COURT SETS ASIDE STATUTORY DEMAND OF UNLICENSED MONEY LENDER

October 2024

In the recent case of GG v. LL Ltd. [2024] HKCFI 2302, the applicant was one of the personal guarantors for a loan provided by the respondent to a corporate borrower. Following the borrower’s default on interest payments, the respondent issued a statutory demand (SD) in January 2024 for outstanding principal and interest under the loan. The SD was also served on the applicant by advertisement. The applicant sought to set aside the SD, and one of the grounds raised is that the loan is not recoverable pursuant to section 23 of the Money Lenders Ordinance (MLO) as the respondent is an unlicensed money lender.

During the court proceedings, it was undisputed that the respondent was not licensed under the MLO. The court also held that the loan in question was not an exempted loan under paragraph 2(a) of Part 2 of Schedule 1 to the MLO, which only applies when the borrower company also acts as the security provider for the loan in question. While the court retains the discretion to allow the recovery of the loan if it would be inequitable to deprive the money lender of such recovery, these considerations do not come into play in an application to set aside a statutory demand. As far as the present application is concerned, the unlicensed money lender ground is sufficient to set aside the SD.
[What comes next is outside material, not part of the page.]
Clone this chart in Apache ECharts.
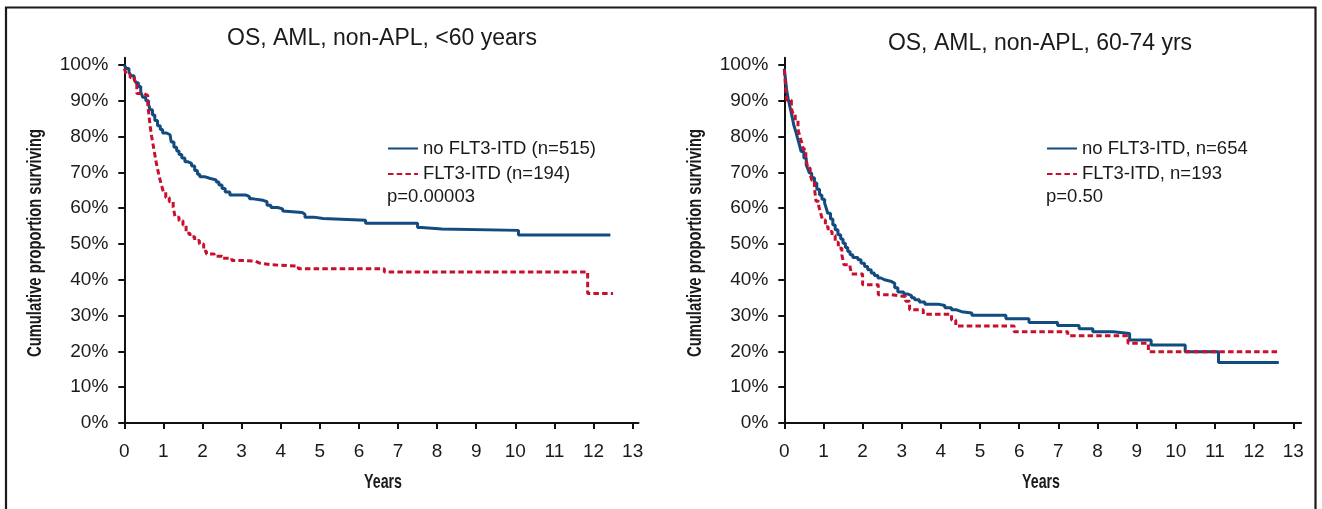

In conclusion, the court was satisfied there was substantial defence that the respondent was not a licensed money lender and the loan in question was not an exempted loan and thus unrecoverable under section 23 of the MLO. The court ultimately set aside the SD on this unlicensed money lender ground and rejected the other grounds.

To avoid a loan being unrecoverable under the MLO as in this case, the lenders are advised to either obtain the necessary money lender licence or devise an appropriate loan arrangement so that it comes within the scope of an exempted loan.